Он так и сделал. Но через секунду снова раздался звонок
«Не помогло», — тоскливо подумал Леонидов, снова берясь за телефон.
— Соня?
— Какая еще Соня? С кем ты болтаешь весь вечер? То тебя нет, то Сони какие-то мерещатся.
— Михин? Ты?
— Между прочим, с работы, за счет государства.
— Случилось что?
— Все. Я нашел того, кто доставал эту ампулу, и нашел того, для кого доставали.
— Поздравляю.
— А ты и не подозревал, почему я не объявлялся. Думаешь, легко?
— Трудно. И кто признался?
— Знакомый Гончаровой. Начал-то я все-таки с нее, раз у нее нашли. Думал, конечно, что просто подбросили, что пустой номер, но ее знакомый мужик из химической лаборатории раскололся: просила и получила.
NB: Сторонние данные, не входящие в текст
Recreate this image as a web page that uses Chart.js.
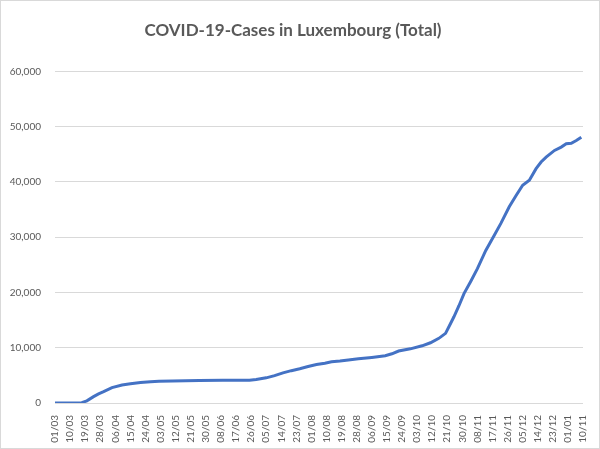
<!DOCTYPE html>
<html>
<head>
<meta charset="utf-8">
<script src="https://cdn.jsdelivr.net/npm/chart.js@4/dist/chart.umd.min.js"></script>
<style>
    html, body { margin: 0; padding: 0; background: #fff; }
    .chart-box {
        width: 600px;
        height: 449px;
        box-sizing: border-box;
        border: 1px solid #d9d9d9;
        position: relative;
    }
</style>
</head>
<body>
<div class="chart-box">
    <canvas id="lux-chart" width="598" height="447"></canvas>
</div>
<script>
// days after 01/03 and total cases
var days = [ 0, 9, 16, 19, 23, 26, 29, 34, 40, 45, 51, 57, 62, 70, 86, 100, 116, 120, 126, 131,
    136, 141, 146, 151, 156, 161, 165, 170, 175, 181, 189, 197, 201, 205, 212, 219, 224, 229,
    233, 235, 238, 241, 244, 248, 252, 257, 262, 266, 271, 275, 279, 283, 287, 290, 293, 298,
    302, 305, 308, 311, 314 ];
var cases = [ 0, 0, 50, 400, 1150, 1650, 2050, 2780, 3270, 3480, 3700, 3850, 3950, 4000, 4080,
    4100, 4120, 4250, 4550, 4950, 5450, 5850, 6200, 6600, 6960, 7200, 7450, 7600, 7800, 8000,
    8250, 8550, 8900, 9400, 9800, 10350, 10900, 11700, 12600, 13800, 15600, 17600, 19800,
    22000, 24300, 27600, 30300, 32500, 35500, 37500, 39400, 40300, 42400, 43600, 44500,
    45700, 46300, 46900, 47000, 47500, 48100 ];
var tickLabels = [ '01/03', '10/03', '19/03', '28/03', '06/04', '15/04', '24/04', '03/05',
    '12/05', '21/05', '30/05', '08/06', '17/06', '26/06', '05/07', '14/07', '23/07', '01/08',
    '10/08', '19/08', '28/08', '06/09', '15/09', '24/09', '03/10', '12/10', '21/10', '30/10',
    '08/11', '17/11', '26/11', '05/12', '14/12', '23/12', '01/01', '10/11' ];
var yTicks = [ 0, 10000, 20000, 30000, 40000, 50000, 60000 ];

( function () {
    'use strict';

    var textColor = '#595959';
    var lineColor = '#4472c4';
    var points = days.map( function ( d, i ) { return { x: d, y: cases[ i ] }; } );

    new Chart( document.getElementById( 'lux-chart' ), {
        type: 'line',
        data: {
            datasets: [ {
                label: 'Total',
                data: points,
                borderColor: lineColor,
                borderWidth: 3,
                pointRadius: 0,
                tension: 0,
                fill: false,
            } ],
        },
        options: {
            responsive: false,
            animation: false,
            layout: { padding: { left: 0, right: 14, top: 0, bottom: 0 } },
            plugins: {
                legend: { display: false },
                tooltip: { enabled: false },
                title: {
                    display: true,
                    text: 'COVID-19-Cases in Luxembourg (Total)',
                    color: textColor,
                    font: { family: 'Lato', size: 17, weight: 'bold' },
                    padding: { top: 19, bottom: 31 },
                },
            },
            scales: {
                x: {
                    type: 'linear',
                    min: 0,
                    max: ( tickLabels.length - 1 ) * 9,
                    grid: { display: false },
                    border: { display: false },
                    afterFit: function ( scale ) { scale.height = 45; },
                    ticks: {
                        stepSize: 9,
                        autoSkip: false,
                        minRotation: 90,
                        maxRotation: 90,
                        padding: 4,
                        color: textColor,
                        font: { family: 'Lato', size: 10 },
                        callback: function ( v ) { return tickLabels[ Math.round( v / 9 ) ]; },
                    },
                },
                y: {
                    min: yTicks[ 0 ],
                    max: yTicks[ yTicks.length - 1 ],
                    grid: { color: '#d9d9d9', drawTicks: false },
                    border: { display: false },
                    afterFit: function ( scale ) { scale.width = 54; },
                    afterBuildTicks: function ( scale ) {
                        scale.ticks = yTicks.map( function ( v ) { return { value: v }; } );
                    },
                    ticks: {
                        padding: 14,
                        color: textColor,
                        font: { family: 'Lato', size: 10 },
                        callback: function ( v ) { return Number( v ).toLocaleString( 'en-US' ); },
                    },
                },
            },
        },
    } );
} )();
</script>
</body>
</html>
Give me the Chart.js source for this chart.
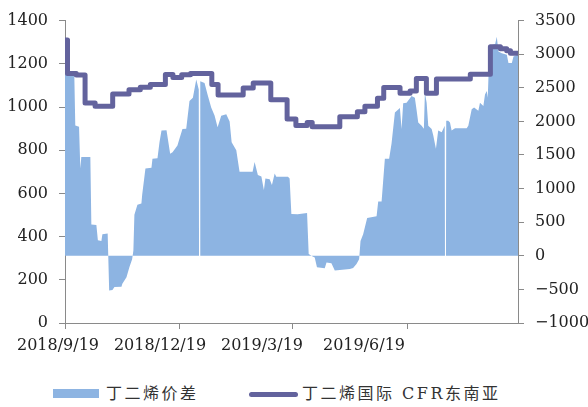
<!DOCTYPE html>
<html>
<head>
<meta charset="utf-8">
<script src="https://cdn.jsdelivr.net/npm/chart.js@4.4.1/dist/chart.umd.min.js"></script>
<style>
  html, body { margin: 0; padding: 0; background: #fff; }
  #wrap { position: relative; width: 588px; height: 407px; }
  #chart { position: absolute; left: 0; top: 0; }
  .lg { position: absolute; font-family: "DejaVu Serif", "Noto Sans CJK SC", serif; font-size: 16px;
        letter-spacing: 2.5px; color: #333; line-height: 18px; white-space: nowrap; }
  .sw { position: absolute; }
</style>
</head>
<body>
<div id="wrap">
  <canvas id="chart" width="588" height="360"></canvas>
  <div class="sw" style="left:53px;top:389px;width:46px;height:9px;background:#8DB4E2;"></div>
  <div class="lg" style="left:106px;top:385px;">丁二烯价差</div>
  <div class="sw" style="left:249px;top:392px;width:49px;height:5px;border-radius:3px;background:#63639D;"></div>
  <div class="lg" style="left:302px;top:385px;">丁二烯国际 CFR东南亚</div>
</div>
<script>
// x values are days counted from 2018/9/19
const xTickDays = [0, 91, 181, 273];
const xTickLabels = ['2018/9/19', '2018/12/19', '2019/3/19', '2019/6/19'];

// 丁二烯价差 (right axis)
const spreadDays = [0, 7.4, 8.2, 11.2, 12.2, 13.0, 20.2, 21.0, 25.0, 26.2, 29.0, 29.8, 34.0, 35.2, 37.8, 39.4, 45.0, 45.7, 49.0, 51.3,
  53.5, 54.5, 55.3, 57.7, 60.9, 61.5, 64.1, 68.9, 69.7, 73.7, 75.3, 76.9, 80.9, 83.8, 85.7, 89.6, 91.2, 93.6, 96.6, 99.2,
  101.9, 104.6, 106.6, 106.8, 107.6, 107.8, 111.2, 113.6, 116.5, 119.2, 121.6, 124.5, 128.5, 131.2, 132.8, 136.5, 139.1, 149.5, 151.1, 153.7,
  156.5, 158.5, 159.7, 163.1, 164.9, 167.1, 168.4, 177.7, 179.0, 180.4, 185.4, 192.9, 194.2, 197.4, 199.0, 200.8, 207.0, 208.4, 212.3, 215.0,
  227.0, 229.6, 232.3, 234.4, 235.5, 237.6, 240.8, 248.3, 249.6, 252.3, 253.5, 254.9, 258.3, 260.2, 262.9, 266.9, 268.2, 269.5, 272.2, 276.2,
  278.8, 280.1, 281.5, 284.2, 286.0, 286.8, 288.2, 289.5, 292.2, 293.5, 295.6, 297.4, 300.2, 302.6, 302.8, 303.6, 303.8, 305.4, 306.8, 308.1,
  310.8, 320.1, 321.4, 324.1, 326.0, 329.4, 330.7, 333.4, 334.7, 336.1, 336.9, 338.2, 340.2, 342.8, 344.1, 345.4, 348.1, 352.1, 353.4, 356.1,
  357.4, 361];
const spreadValues = [2700, 2700, 1940, 1920, 1300, 1470, 1470, 466, 460, 230, 220, 320, 330, -515, -510, -466, -460, -417, -320, -172,
  -50, 80, 610, 760, 780, 907, 1300, 1310, 1446, 1450, 1691, 1863, 1870, 1520, 1540, 1642, 1740, 1887, 1890, 2304,
  2353, 2622, 2475, 0, 0, 2598, 2570, 2402, 2206, 2088, 1912, 2083, 2108, 2000, 1691, 1569, 1250, 1250, 1397, 1201,
  1180, 981, 1152, 1140, 1054, 1226, 1176, 1176, 1150, 623, 620, 637, 25, -10, -25, -172, -186, -98, -110, -220,
  -196, -180, -123, -50, 220, 319, 564, 588, 809, 809, 1103, 1446, 1446, 1667, 2132, 2200, 1887, 2270, 2279, 2378,
  2353, 2181, 1985, 1936, 1890, 2426, 2279, 1936, 1887, 1789, 1593, 1863, 1840, 1936, 0, 0, 2010, 2010, 1985, 1863,
  1897, 1897, 1936, 2181, 2206, 2157, 2279, 2230, 2402, 2451, 2353, 3064, 3137, 3150, 3260, 3039, 3015, 2990, 2868, 2868,
  2966, 2990];

// 丁二烯国际 CFR东南亚 (left axis), value holds from each day until the next
const priceDays = [0, 2, 9, 16, 24, 38, 51, 60, 68, 80, 86, 93, 100, 117, 122, 142, 150, 164, 177, 184,
  193, 197, 219, 233, 239, 249, 254, 267, 275, 280, 288, 296, 323, 339, 347, 352, 355, 361];
const priceValues = [1310, 1155, 1148, 1018, 1004, 1060, 1080, 1092, 1104, 1150, 1137, 1149, 1155, 1104, 1056, 1088, 1111, 1034, 944, 914,
  928, 908, 955, 978, 1004, 1040, 1090, 1064, 1074, 1132, 1064, 1130, 1152, 1279, 1270, 1260, 1249, 1249];

const axisColor = '#8a8a8a';
const tickFont = { family: 'DejaVu Serif', size: 16 };

// x labels sit a little left of their tick marks in the original
const xLabelPlugin = {
  id: 'xLabels',
  afterDraw(chart) {
    const c = chart.ctx;
    const area = chart.chartArea;
    c.save();
    c.font = '16px "DejaVu Serif"';
    c.fillStyle = '#222';
    c.textAlign = 'center';
    c.textBaseline = 'middle';
    xTickLabels.forEach((t, i) => {
      c.fillText(t, area.left - 7 + i * 102, 346);
    });
    c.restore();
  }
};

const ctx = document.getElementById('chart').getContext('2d');
new Chart(ctx, {
  type: 'line',
  data: {
    datasets: [{
      label: '丁二烯价差',
      data: spreadDays.map((d, i) => ({ x: d, y: spreadValues[i] })),
      yAxisID: 'y1',
      fill: 'origin',
      backgroundColor: '#8DB4E2',
      borderWidth: 0,
      pointRadius: 0,
      order: 2
    }, {
      label: '丁二烯国际 CFR东南亚',
      data: priceDays.map((d, i) => ({ x: d, y: priceValues[i] })),
      yAxisID: 'y',
      stepped: true,
      borderColor: '#63639D',
      borderWidth: 5,
      borderJoinStyle: 'round',
      borderCapStyle: 'round',
      pointRadius: 0,
      fill: false,
      order: 1
    }]
  },
  options: {
    responsive: false,
    animation: false,
    layout: { padding: { top: 17, left: 0, right: 0, bottom: 0 } },
    plugins: { legend: { display: false }, tooltip: { enabled: false } },
    scales: {
      x: {
        type: 'linear',
        min: 0,
        max: 361,
        afterBuildTicks: (s) => { s.ticks = xTickDays.map(v => ({ value: v })); },
        afterFit: (s) => { s.height = 37; },
        ticks: { display: false },
        grid: { drawOnChartArea: false, tickLength: 6, color: axisColor },
        border: { color: axisColor }
      },
      y: {
        position: 'left',
        min: 0,
        max: 1400,
        afterFit: (s) => { s.width = 65; },
        ticks: { stepSize: 200, font: tickFont, color: '#222', padding: 11,
          callback: (v) => String(v) },
        grid: { drawOnChartArea: false, tickLength: 6, color: axisColor },
        border: { color: axisColor }
      },
      y1: {
        position: 'right',
        min: -1000,
        max: 3500,
        afterFit: (s) => { s.width = 70; },
        ticks: { stepSize: 500, font: tickFont, color: '#222', padding: 11,
          callback: (v) => (v < 0 ? '\u2212' + Math.abs(v) : String(v)) },
        grid: { drawOnChartArea: false, tickLength: 6, color: axisColor },
        border: { color: axisColor }
      }
    }
  },
  plugins: [xLabelPlugin]
});
</script>
</body>
</html>
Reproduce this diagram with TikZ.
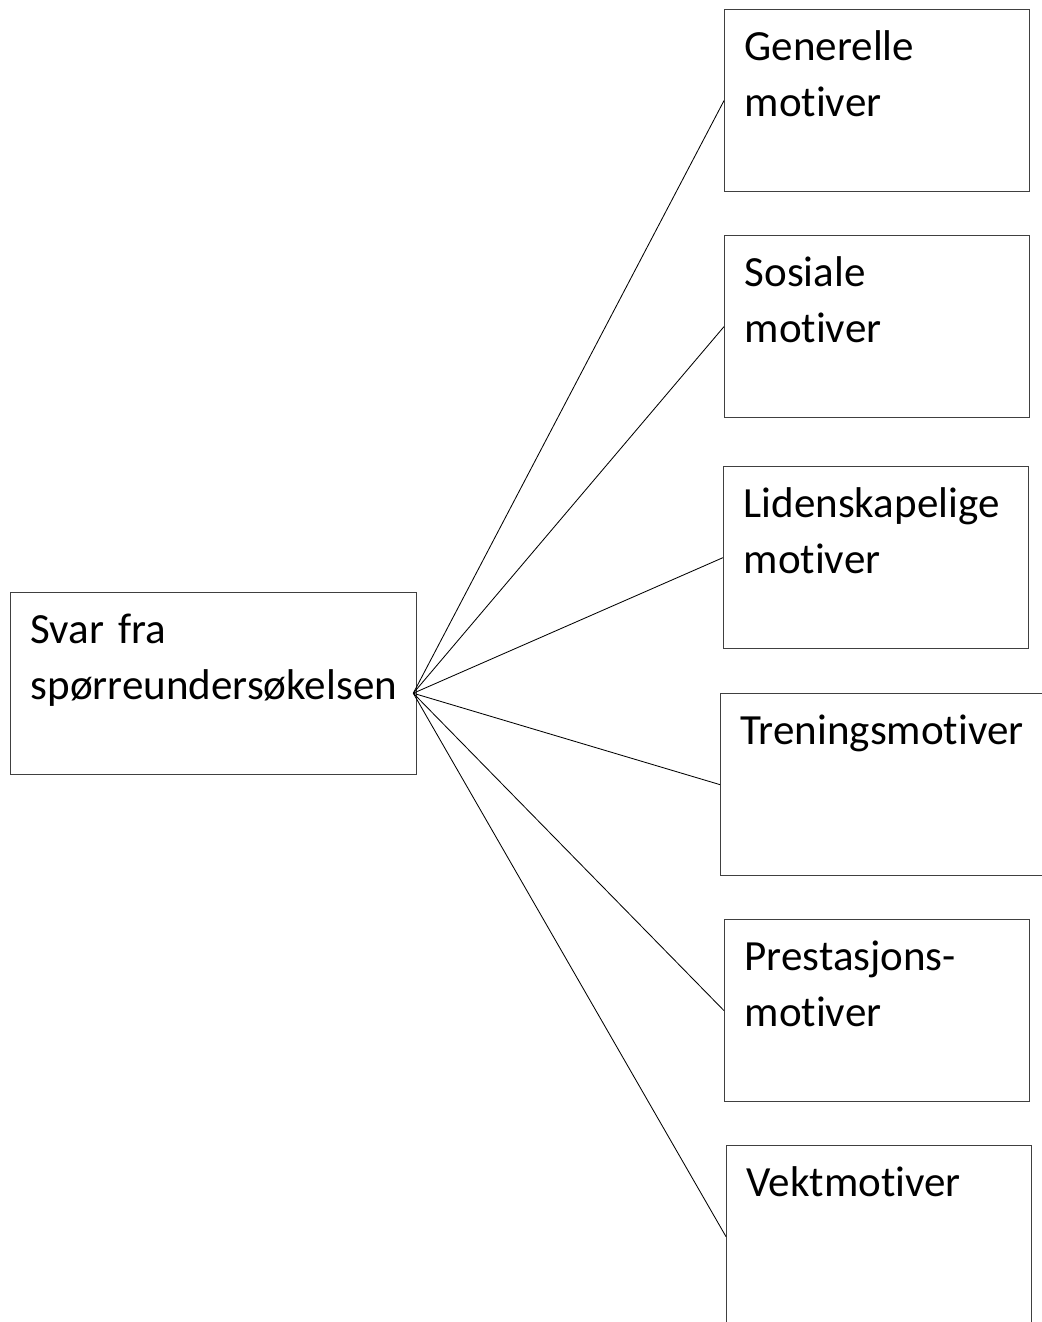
\documentclass[tikz,border=0pt]{standalone}
\usepackage{fontspec}
\setmainfont{Carlito}[Ligatures=NoCommon]
\usepackage{tikz}

\tikzset{
  motivboks/.style={draw=black!75, line width=0.9pt, anchor=north west,
    inner xsep=0.5cm, inner ysep=0pt, text width=6.625cm, align=left,
    text height=1.275cm, text depth=3.275cm,
    font=\fontsize{30.6}{39.8}\selectfont},
  linje/.style={line width=0.6pt}
}

\begin{document}
\begin{tikzpicture}
\useasboundingbox (0,0) rectangle (26.05,-33.05);
\node[motivboks, text width=9.15cm] (svar) at (0.25,-14.8) {Svar fra\\spørreundersøkelsen};
\node[motivboks] (gen) at (18.1,-0.225) {Generelle\\motiver};
\node[motivboks] (sos) at (18.1,-5.875) {Sosiale\\motiver};
\node[motivboks] (lid) at (18.075,-11.65) {Lidenskapelige\\motiver};
\node[motivboks, text width=7.25cm] (tren) at (18.0,-17.325) {Treningsmotiver};
\node[motivboks] (pres) at (18.1,-22.975) {Prestasjons-\\motiver};
\node[motivboks] (vekt) at (18.15,-28.625) {Vektmotiver};
%\node at (10,-17){};
\coordinate (knute) at ([xshift=-0.1cm,yshift=-0.24cm]svar.east);
\foreach \m in {gen,sos,lid,tren,pres,vekt}
  \draw[linje] (knute) -- (\m.west);
\end{tikzpicture}
\end{document}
— Как же он свистнул такой товар?
— А потому и признался, что подлог не слишком сложно обнаружить.
— Постой, так яд доставала…
— Гончарова. Правильно.
— Но тогда?…
— А ничего не тогда. Я поехал к ней, как только расколол этого химика. Сегодня в обед и поехал.
— Поговорил?
— С кем, с трупом?
— С каким трупом?!
— Сегодня утром Алла Константиновна разбилась на своем «форде» недалеко от Садового кольца. Ну и авария была, скажу я тебе! Кровищи, говорят! Да ты посмотри вечером «Дорожный патруль», они там снимали.
— Да ты что, Михин! Я же сам вчера ее видел, разговаривали.
— Так то вчера. А сегодня с утра она уже в морге, да в таком виде, что лучше не смотреть. Какая красавица была, а? Что с нами смерть делает! Очевидцы говорят, что «форд» неожиданно потерял управление, врезался в какой-то прицеп, потом снес бордюр и размазался о фонарный столб возле дороги. Автогеном разрезали.